Di tutte le cose presenti in giardino, una quercia soprattutto attirava il mio sguardo. Mi era sempre piaciuta, quella quercia. L’avevo piantata io da bambina, e l’avevo vista crescere. La consideravo un’amica, e spesso le parlavo. (Murakami Haruki, racconto “Il mostriciattolo verde”)

Una delle cose da inculcare con sempre maggior forza, soprattutto nelle nuove generazioni, è il rispetto per la natura. Tra i suoi beni più preziosi vi sono gli alberi. Essi sono dei serbatoi di ossigeno e delle sentinelle contro le alluvioni e le frane, nonché contro i rischi di desertificazione nelle zone in cui i fenomeni di caldo estremo si fanno sempre più frequenti.

Se questo sentimento di cura diventasse patrimonio comune non assisteremmo ai tragici incendi – per lo più di natura dolosa – che stanno devastando migliaia di ettari boschivi nelle regioni del nostro Sud e nelle due isole maggiori.

La furia devastatrice delle fiamme travolge tutto, provoca morti – di uomini e animali – e, soprattutto, provoca dei danni al territorio che saranno ripristinabili solo dopo decenni.
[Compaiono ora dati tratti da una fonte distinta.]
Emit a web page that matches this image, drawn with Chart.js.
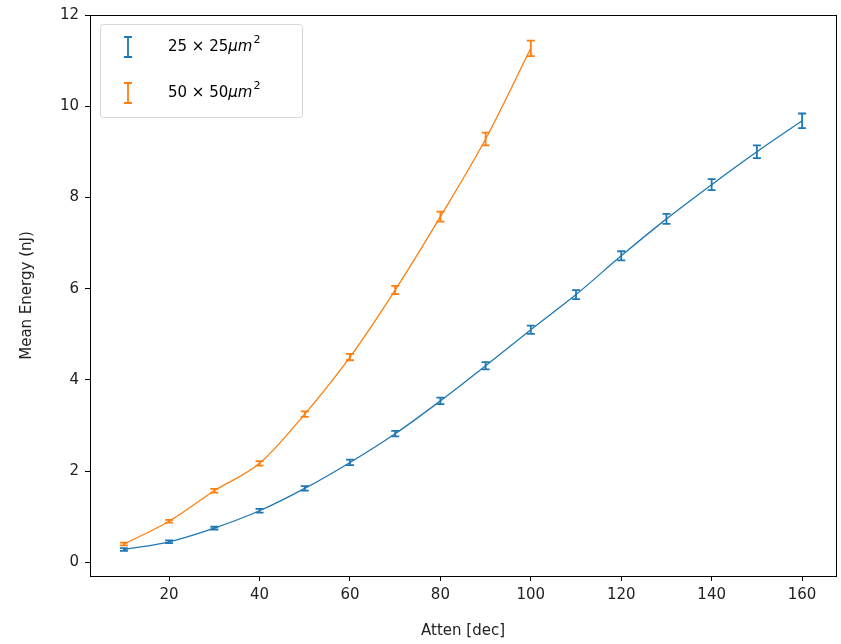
<!DOCTYPE html>
<html>
<head>
<meta charset="utf-8">
<script src="https://cdn.jsdelivr.net/npm/chart.js@4.4.1/dist/chart.umd.min.js"></script>
<style>
  html, body { margin: 0; padding: 0; background: #fff; }
  #wrap { width: 841px; height: 644px; }
</style>
</head>
<body>
<div id="wrap"><canvas id="myChart" width="841" height="644"></canvas></div>
<script>
"use strict";

const atten = [10, 20, 30, 40, 50, 60, 70, 80, 90, 100, 110, 120, 130, 140, 150, 160];
const energy25 = [0.28, 0.45, 0.75, 1.13, 1.62, 2.19, 2.82, 3.54, 4.31, 5.1, 5.87, 6.72, 7.53, 8.28, 9.0, 9.68];
const err25 = [0.03, 0.03, 0.03, 0.04, 0.05, 0.06, 0.06, 0.07, 0.08, 0.09, 0.1, 0.1, 0.11, 0.12, 0.14, 0.16];
const energy50 = [0.4, 0.9, 1.57, 2.17, 3.25, 4.5, 5.97, 7.58, 9.28, 11.27];
const err50 = [0.03, 0.03, 0.04, 0.05, 0.06, 0.07, 0.09, 0.11, 0.14, 0.17];
const xTicks = [20, 40, 60, 80, 100, 120, 140, 160];
const yTicks = [0, 2, 4, 6, 8, 10, 12];

const blue = "#1f77b4";
const orange = "#ff7f0e";
const fontFamily = "'DejaVu Sans', sans-serif";

function points(xs, ys) {
  return ys.map((y, i) => ({ x: xs[i], y: y }));
}

// error bars with caps, drawn through the chart's scales
const errorBars = {
  id: "errorBars",
  afterDatasetsDraw(chart) {
    const ctx = chart.ctx;
    const xs = chart.scales.x;
    const ys = chart.scales.y;
    chart.data.datasets.forEach((ds) => {
      ctx.save();
      ctx.strokeStyle = ds.borderColor;
      ctx.lineWidth = 1.8;
      ds.data.forEach((p, j) => {
        const e = ds.errors[j];
        const px = xs.getPixelForValue(p.x);
        const top = ys.getPixelForValue(p.y + e);
        const bot = ys.getPixelForValue(p.y - e);
        ctx.beginPath();
        ctx.moveTo(px, top);
        ctx.lineTo(px, bot);
        ctx.moveTo(px - 4, top);
        ctx.lineTo(px + 4, top);
        ctx.moveTo(px - 4, bot);
        ctx.lineTo(px + 4, bot);
        ctx.stroke();
      });
      ctx.restore();
    });
  },
};

// full box around plot + legend in the upper left
const frameAndLegend = {
  id: "frameAndLegend",
  afterDraw(chart) {
    const ctx = chart.ctx;
    const a = chart.chartArea;
    ctx.save();
    ctx.strokeStyle = "#000";
    ctx.lineWidth = 1;
    ctx.strokeRect(Math.round(a.left) + 0.5, Math.round(a.top) + 0.5,
      Math.round(a.right - a.left), Math.round(a.bottom - a.top));

    const bx = a.left + 10, by = a.top + 9, bw = 202, bh = 93;
    ctx.fillStyle = "rgba(255,255,255,0.8)";
    ctx.strokeStyle = "#d6d6d6";
    ctx.beginPath();
    ctx.roundRect(bx + 0.5, by + 0.5, bw, bh, 3);
    ctx.fill();
    ctx.stroke();

    chart.data.datasets.forEach((ds, i) => {
      const cy = by + 23 + i * 46;
      const ix = bx + 28;
      ctx.strokeStyle = ds.borderColor;
      ctx.lineWidth = 1.8;
      ctx.beginPath();
      ctx.moveTo(ix, cy - 10);
      ctx.lineTo(ix, cy + 10);
      ctx.moveTo(ix - 4, cy - 10);
      ctx.lineTo(ix + 4, cy - 10);
      ctx.moveTo(ix - 4, cy + 10);
      ctx.lineTo(ix + 4, cy + 10);
      ctx.stroke();

      ctx.fillStyle = "#000";
      ctx.textBaseline = "middle";
      let tx = bx + 68;
      ctx.font = "15px " + fontFamily;
      const size = ds.label;
      const t1 = size + " \u00d7 " + size;
      ctx.fillText(t1, tx, cy);
      tx += ctx.measureText(t1).width;
      ctx.font = "italic 15px " + fontFamily;
      ctx.fillText("\u03bcm", tx, cy);
      tx += ctx.measureText("\u03bcm").width + 1;
      ctx.font = "11px " + fontFamily;
      ctx.fillText("2", tx, cy - 7);
    });
    ctx.restore();
  },
};

const ctx = document.getElementById("myChart").getContext("2d");
const chart = new Chart(ctx, {
  type: "scatter",
  data: {
    datasets: [
      {
        label: "25",
        data: points(atten, energy25),
        errors: err25,
        borderColor: blue,
        backgroundColor: blue,
        showLine: true,
        borderWidth: 1.3,
        pointRadius: 0,
        cubicInterpolationMode: "monotone",
      },
      {
        label: "50",
        data: points(atten, energy50),
        errors: err50,
        borderColor: orange,
        backgroundColor: orange,
        showLine: true,
        borderWidth: 1.3,
        pointRadius: 0,
        cubicInterpolationMode: "monotone",
      },
    ],
  },
  options: {
    responsive: false,
    animation: false,
    layout: { padding: { top: 15, right: 5, left: 14, bottom: 0 } },
    plugins: { legend: { display: false }, tooltip: { enabled: false } },
    scales: {
      x: {
        type: "linear",
        min: 2.5,
        max: 167.5,
        afterBuildTicks: (scale) => { scale.ticks = xTicks.map((v) => ({ value: v })); },
        afterFit: (scale) => { scale.height = 68; },
        grid: { drawOnChartArea: false, drawTicks: true, tickLength: 5, color: "#000" },
        border: { color: "#000" },
        ticks: { color: "#222", font: { family: fontFamily, size: 15 }, padding: 5, maxRotation: 0 },
        title: { display: true, text: "Atten [dec]", color: "#222", font: { family: fontFamily, size: 15 }, padding: { top: 2 } },
      },
      y: {
        type: "linear",
        min: -0.3,
        max: 12,
        afterBuildTicks: (scale) => { scale.ticks = yTicks.map((v) => ({ value: v })); },
        afterFit: (scale) => { scale.width = 76; },
        grid: { drawOnChartArea: false, drawTicks: true, tickLength: 5, color: "#000" },
        border: { color: "#000" },
        ticks: { color: "#222", font: { family: fontFamily, size: 15 }, padding: 6 },
        title: { display: true, text: "Mean Energy (nJ)", color: "#222", font: { family: fontFamily, size: 15 }, padding: { bottom: 6 } },
      },
    },
  },
  plugins: [errorBars, frameAndLegend],
});
</script>
</body>
</html>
La letteratura a volte è capace come poche altre cose di descrivere situazioni critiche con un forte potere evocativo. Nel bel libro di Acheng “Il re degli alberi” è descritto un incendio provocato da una campagna di “rigenerazione” del territorio fatta dallo Stato, con una descrizione spaventosamente efficace:

“Quando le barriere contro il fuoco furono ultimate, il capo della brigata annunciò che avrebbero bruciato la montagna. […]

Il capo della brigata e alcuni vecchi boscaioli accesero le torce e correndo ai piedi della montagna appiccarono il fuoco ogni tre metri. […] Il vento alimentò le fiamme spingendole rapidamente verso la cima della montagna. […]
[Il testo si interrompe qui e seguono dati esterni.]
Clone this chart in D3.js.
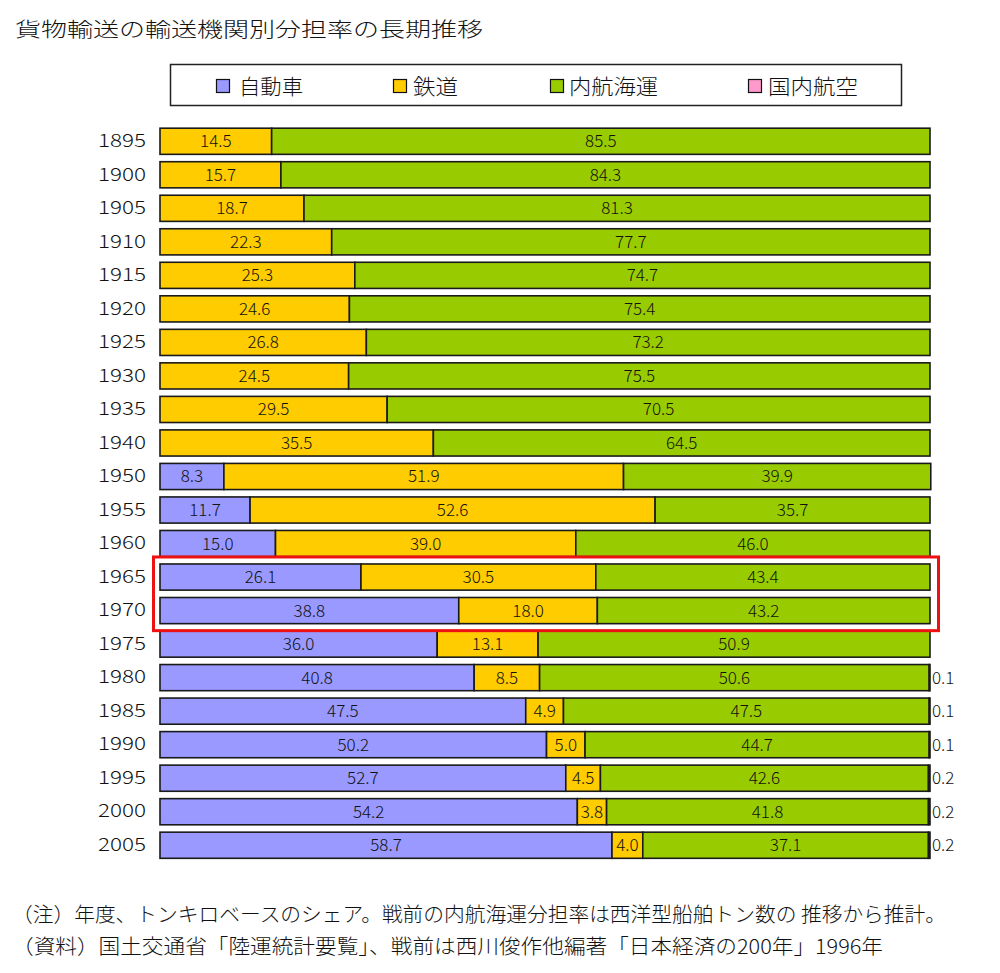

All’improvviso Sei artigli gridò con voce squillante: – Un muntiak! Un muntiak! -. Cercando tra le fiamme vidi sulla cima illuminata a giorno un minuscolo muntiak che si slanciava ora a destra ora a sinistra. A volte saltava disegnando un arco a mezz’aria e tornato a terra riprendeva a correre come una freccia. A questo punto anche la gente della brigata scorse il muntiak e lanciò un grido che salì in alto assieme all’aria calda e con questa si disperse. Le fiamme stavano per circondare la cima, il muntiak smise di correre, piegò lentamente le zampe anteriori e abbassò la testa. Trattenemmo il respiro. A un tratto si drizzò, la testa in linea con il collo, sollevò lentamente le zampe anteriori reggendosi su quelle di dietro, e prima che avessimo il tempo di capire, con un grande salto si slanciò nel fuoco come una freccia mandando scintille, e sparì. In un attimo il fuoco avvolse la cima. […] Mi resi conto in quel momento di non aver mai visto prima in vita mia un vero fuoco e una vera distruzione.”